Another stumbling block for the designers was the building’s water system. While they’ve found a way to collect all of the water needed to run the building in rain cisterns and treat it with an ultraviolet filtration system, municipal bylaws are currently preventing them from using it for the drinking water.
Stumbling blocks are a topic of discussion with Living Buildings. Three projects have managed to achieve the exhaustive criteria for certification in the United States, but it takes a year-long audit of the building to do so, and a Western Canadian counterpart has yet to emerge.
Locally, Okanagan College is preparing to meet the challenge with a building in Penticton and there are two others in the Lower Mainland aspiring to the same; but the UniverCity Childcare Centre is aiming to be the first.

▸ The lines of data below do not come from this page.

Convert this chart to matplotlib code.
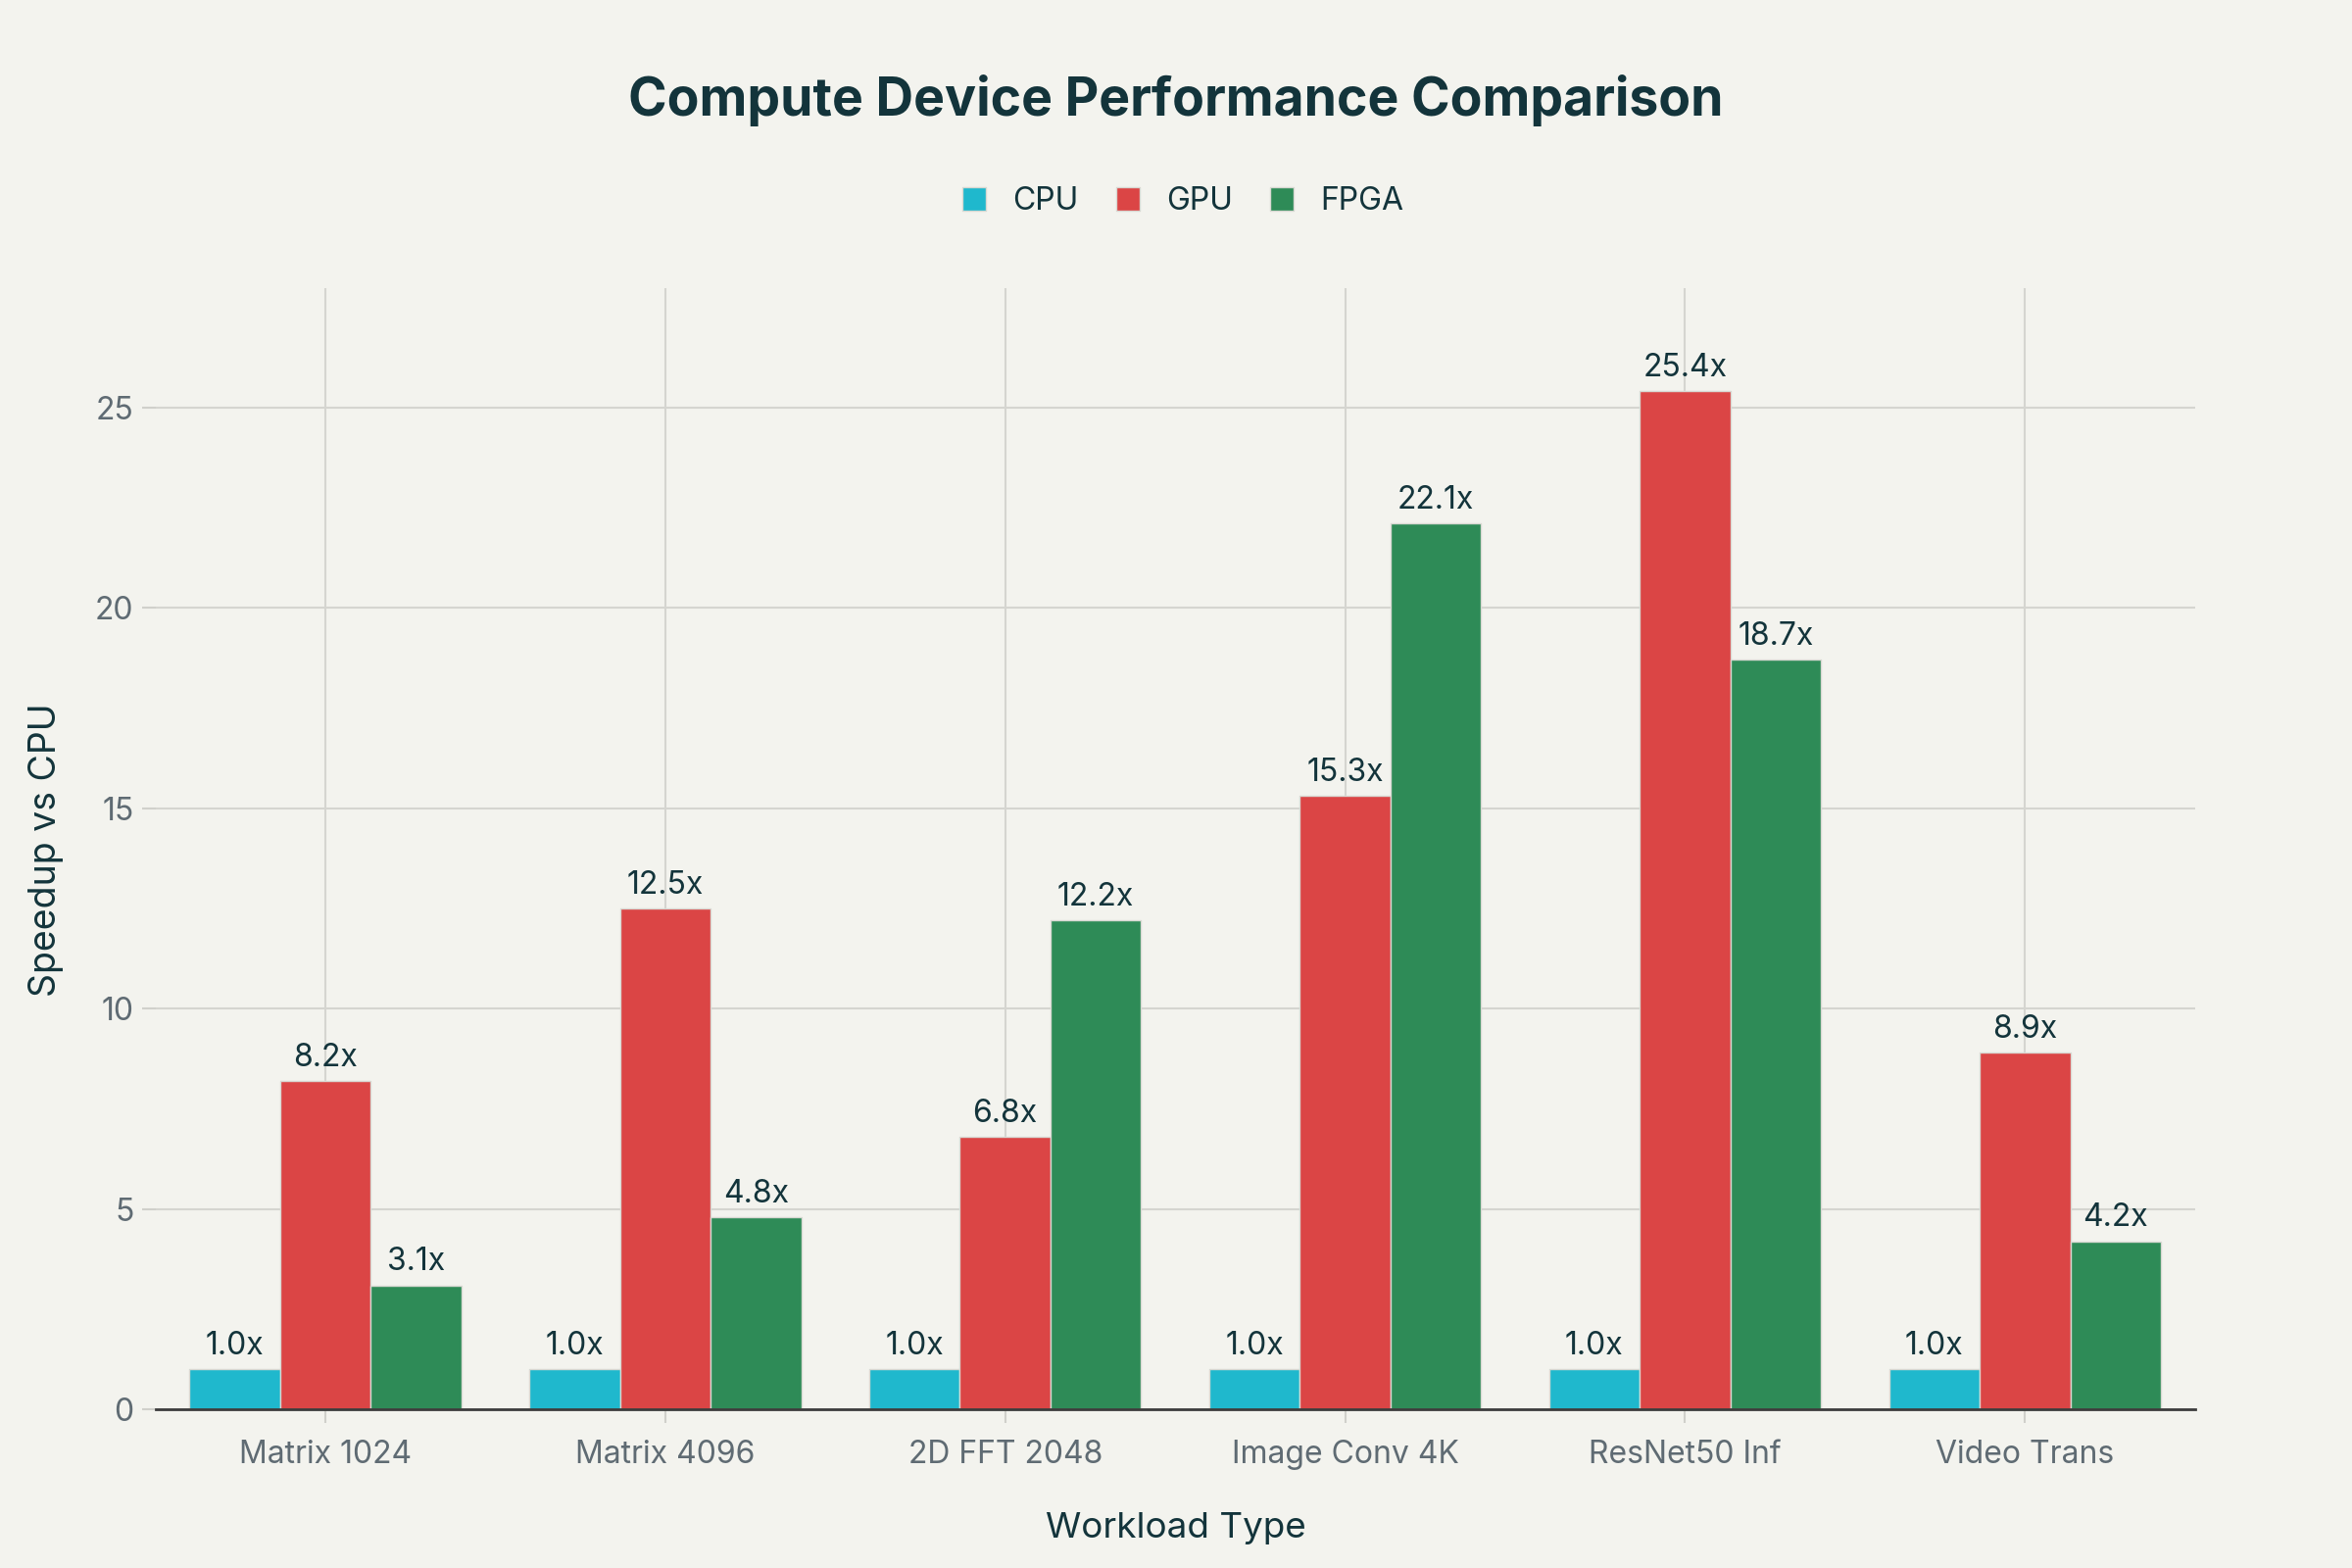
import matplotlib
matplotlib.use("Agg")
import matplotlib.pyplot as plt
import numpy as np

categories = ["Matrix 1024", "Matrix 4096", "2D FFT 2048", "Image Conv 4K", "ResNet50 Inf", "Video Trans"]
cpu = [1.0, 1.0, 1.0, 1.0, 1.0, 1.0]
gpu = [8.2, 12.5, 6.8, 15.3, 25.4, 8.9]
fpga = [3.1, 4.8, 12.2, 22.1, 18.7, 4.2]
series_names = ["CPU", "GPU", "FPGA"]
colors = ["#1FB8CD", "#DB4545", "#2E8B57"]
yticks = [0, 5, 10, 15, 20, 25]

plt.rcParams['font.family'] = ['Inter', 'DejaVu Sans']
bg = "#F3F3EE"
dark = "#13343B"
gray = "#5F6B73"

fig = plt.figure(figsize=(24, 16), dpi=100, facecolor=bg)
ax = fig.add_axes([0.0661, 0.101, 0.8671, 0.715], facecolor=bg)

x = np.arange(len(categories))
w = 0.8 / 3
for i, (name, vals, c) in enumerate(zip(series_names, [cpu, gpu, fpga], colors)):
    pos = x + (i - 1) * w
    ax.bar(pos, vals, width=w, color=c, edgecolor="#D8D8D2", linewidth=1.0,
           label=name, zorder=3)
    for xp, v in zip(pos, vals):
        ax.annotate(f"{v:.1f}x", (xp, v), xytext=(0, 6), textcoords="offset points",
                    ha="center", va="bottom", fontsize=23, color=dark, zorder=4)

ax.set_xlim(-0.5, len(categories) - 0.5)
ax.set_ylim(0, 27.96)
ax.set_yticks(yticks)
ax.set_xticks(x)
ax.set_xticklabels(categories)
ax.grid(True, color="#D5D5D0", linewidth=1.5, zorder=0)
ax.set_axisbelow(True)
for s in ["top", "right", "left"]:
    ax.spines[s].set_visible(False)
ax.spines["bottom"].set_color("#3C3C3C")
ax.spines["bottom"].set_linewidth(2)
ax.spines["bottom"].set_zorder(5)
ax.tick_params(axis="x", colors="#D0D0CB", length=10, width=1.5, pad=12, labelsize=23, labelcolor=gray)
ax.tick_params(axis="y", colors="#D0D0CB", length=10, width=1.5, pad=6, labelsize=23, labelcolor=gray)

fig.text(0.5, 0.025, "Workload Type", ha="center", va="center", fontsize=26.5, color=dark)
fig.text(0.0197, 0.458, "Speedup vs CPU", ha="center", va="center", rotation=90, fontsize=27, color=dark)
fig.text(0.5, 0.936, "Compute Device Performance Comparison", ha="center", va="center",
         fontsize=38.5, fontweight="bold", color=dark)

leg = fig.legend(loc="center", bbox_to_anchor=(0.503, 0.8715), ncol=3, frameon=False,
                 fontsize=23, handlelength=0.75, handleheight=0.75, columnspacing=1.2,
                 handletextpad=0.85, labelcolor=dark)

fig.savefig("out.png", dpi=100, facecolor=bg)
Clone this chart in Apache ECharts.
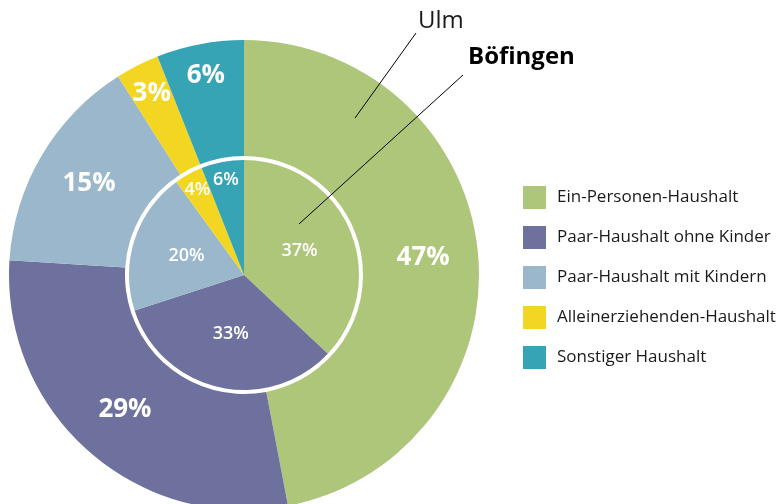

One of the building’s greatest triumphs is that it hasn’t cost any extra money. While the Living Buildings built to date generally cost 25-35 per cent more money, this daycare cost 15 per cent less than the top-of-the-line LEED requirements (previously the key environmental rating system) that the City of Vancouver now demands.
By the end of the one year audit, which begins in June, the designers should be able to prove it’s 70 per cent more energy efficient, easy and less costly to run than a traditional built environment.
Mikkelsen will be the keynote speaker for Transform, a fundraiser for Cascadia Green Building Council, to be held at Summerhill Pyramid Winery.
The evening will include the Julie Masi Band and a silent auction. Auction prizes include everything from a session with a business coach to a two-night stay at the Best Western to a summer grill package from Wild Ocean Fish.
The fundraiser runs Thursday, April 12. Tickets are $75 and include a tax receipt.